=== RECORDS SHOWN ===
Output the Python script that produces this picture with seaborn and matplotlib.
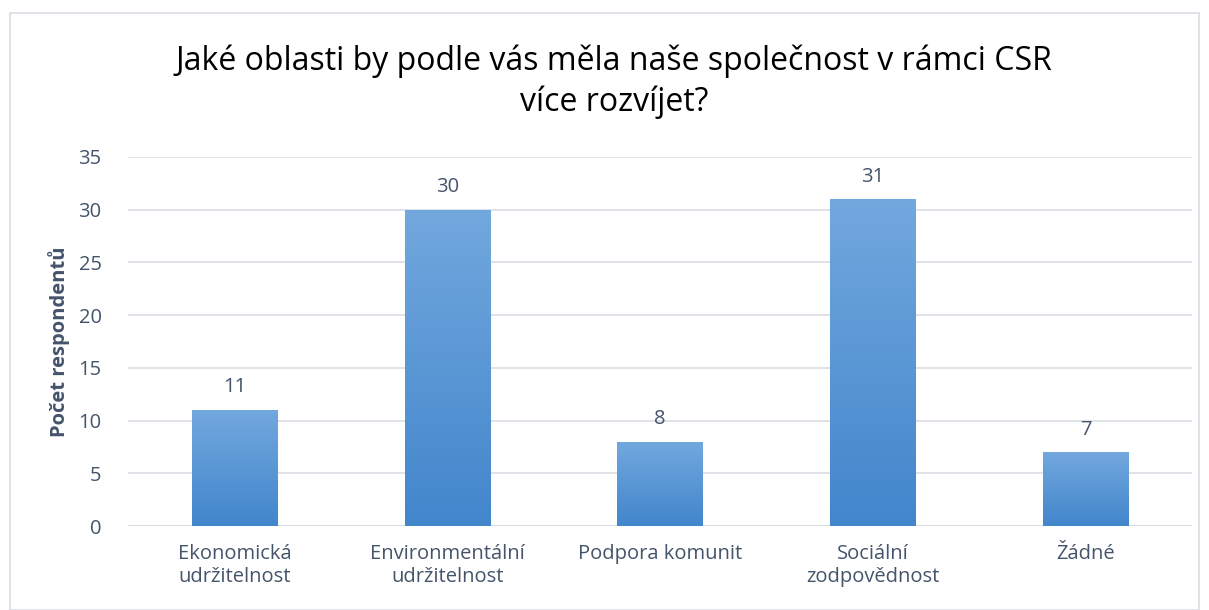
===
=== RECORDS SHOWN ===
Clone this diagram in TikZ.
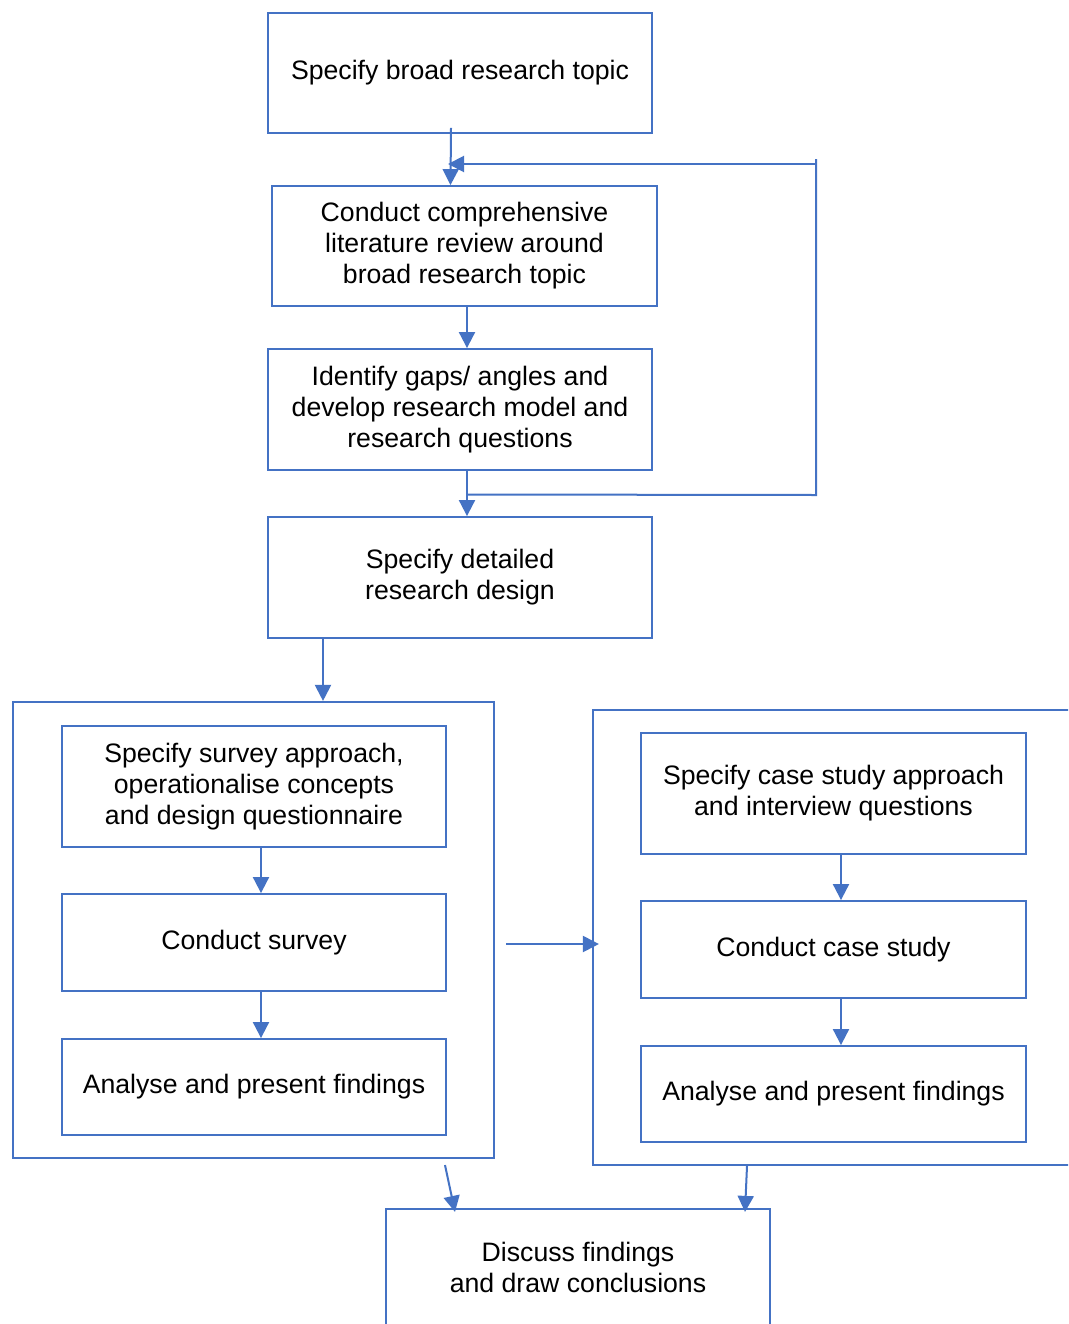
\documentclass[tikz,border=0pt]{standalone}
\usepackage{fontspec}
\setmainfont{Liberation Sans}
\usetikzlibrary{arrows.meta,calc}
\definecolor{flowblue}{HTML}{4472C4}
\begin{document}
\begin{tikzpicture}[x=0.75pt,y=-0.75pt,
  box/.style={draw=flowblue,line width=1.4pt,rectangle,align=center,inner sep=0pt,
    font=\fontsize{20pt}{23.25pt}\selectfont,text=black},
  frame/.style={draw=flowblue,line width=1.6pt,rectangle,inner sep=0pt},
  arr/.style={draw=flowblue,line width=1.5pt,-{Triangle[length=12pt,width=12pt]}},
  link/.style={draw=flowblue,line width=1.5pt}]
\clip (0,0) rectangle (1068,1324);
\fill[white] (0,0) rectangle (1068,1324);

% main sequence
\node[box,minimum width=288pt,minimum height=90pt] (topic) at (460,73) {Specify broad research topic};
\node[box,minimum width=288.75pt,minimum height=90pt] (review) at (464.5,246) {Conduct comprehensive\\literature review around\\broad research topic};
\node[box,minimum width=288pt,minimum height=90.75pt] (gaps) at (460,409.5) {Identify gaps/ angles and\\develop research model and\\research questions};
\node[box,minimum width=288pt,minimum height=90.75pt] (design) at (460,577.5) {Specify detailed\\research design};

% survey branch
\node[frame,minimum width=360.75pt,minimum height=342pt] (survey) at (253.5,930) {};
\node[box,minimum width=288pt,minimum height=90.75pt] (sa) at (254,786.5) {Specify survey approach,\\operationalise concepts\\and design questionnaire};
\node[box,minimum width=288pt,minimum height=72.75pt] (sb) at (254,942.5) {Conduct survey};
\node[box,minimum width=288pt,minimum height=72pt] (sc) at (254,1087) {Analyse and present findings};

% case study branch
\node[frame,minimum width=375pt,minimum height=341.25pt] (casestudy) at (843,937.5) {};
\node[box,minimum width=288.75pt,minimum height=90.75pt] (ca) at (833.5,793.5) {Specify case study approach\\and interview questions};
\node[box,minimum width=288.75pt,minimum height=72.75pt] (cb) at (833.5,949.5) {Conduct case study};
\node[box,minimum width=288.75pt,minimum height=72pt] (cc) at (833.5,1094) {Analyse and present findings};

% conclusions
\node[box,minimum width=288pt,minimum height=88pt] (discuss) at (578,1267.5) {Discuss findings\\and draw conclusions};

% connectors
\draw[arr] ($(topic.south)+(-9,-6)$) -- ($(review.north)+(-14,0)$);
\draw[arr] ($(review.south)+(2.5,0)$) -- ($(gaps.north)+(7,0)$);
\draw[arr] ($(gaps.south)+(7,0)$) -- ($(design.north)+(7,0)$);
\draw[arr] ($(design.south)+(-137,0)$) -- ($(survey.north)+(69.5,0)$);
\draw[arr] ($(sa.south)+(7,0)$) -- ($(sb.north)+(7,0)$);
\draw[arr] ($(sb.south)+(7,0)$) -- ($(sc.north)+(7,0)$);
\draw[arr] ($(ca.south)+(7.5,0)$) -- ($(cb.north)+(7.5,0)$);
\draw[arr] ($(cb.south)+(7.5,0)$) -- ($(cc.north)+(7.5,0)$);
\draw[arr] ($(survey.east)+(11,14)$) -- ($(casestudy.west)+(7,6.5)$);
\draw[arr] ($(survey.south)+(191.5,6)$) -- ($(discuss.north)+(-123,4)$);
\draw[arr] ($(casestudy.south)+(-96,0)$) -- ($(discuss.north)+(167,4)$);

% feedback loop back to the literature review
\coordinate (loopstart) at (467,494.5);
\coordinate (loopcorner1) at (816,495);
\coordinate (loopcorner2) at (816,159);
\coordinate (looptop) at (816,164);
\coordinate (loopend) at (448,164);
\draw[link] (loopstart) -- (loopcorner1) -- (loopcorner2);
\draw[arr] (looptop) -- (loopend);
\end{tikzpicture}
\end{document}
===
=== RECORDS SHOWN ===
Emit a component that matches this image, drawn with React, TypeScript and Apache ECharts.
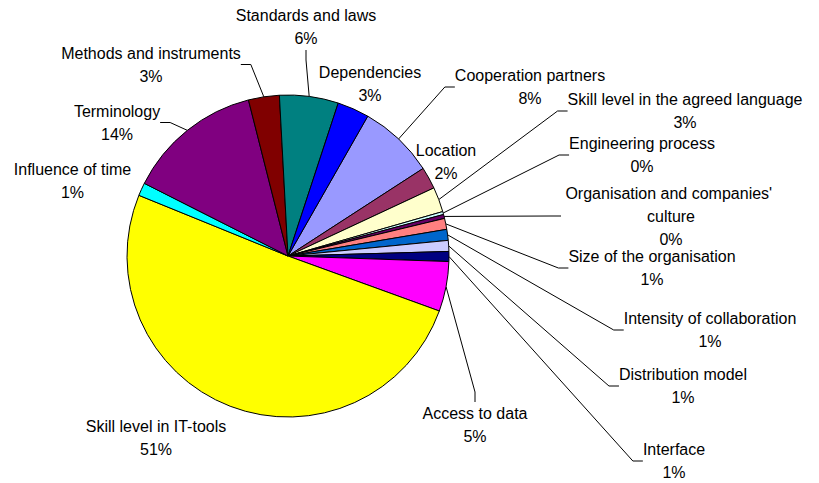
===
> **WHAT TO PRODUCE**
Take each line of the material that contains the word "with" and list it.

> **THE RESPONSE**
Output the Python script that produces this picture with seaborn and matplotlib.
Emit a component that matches this image, drawn with React, TypeScript and Apache ECharts.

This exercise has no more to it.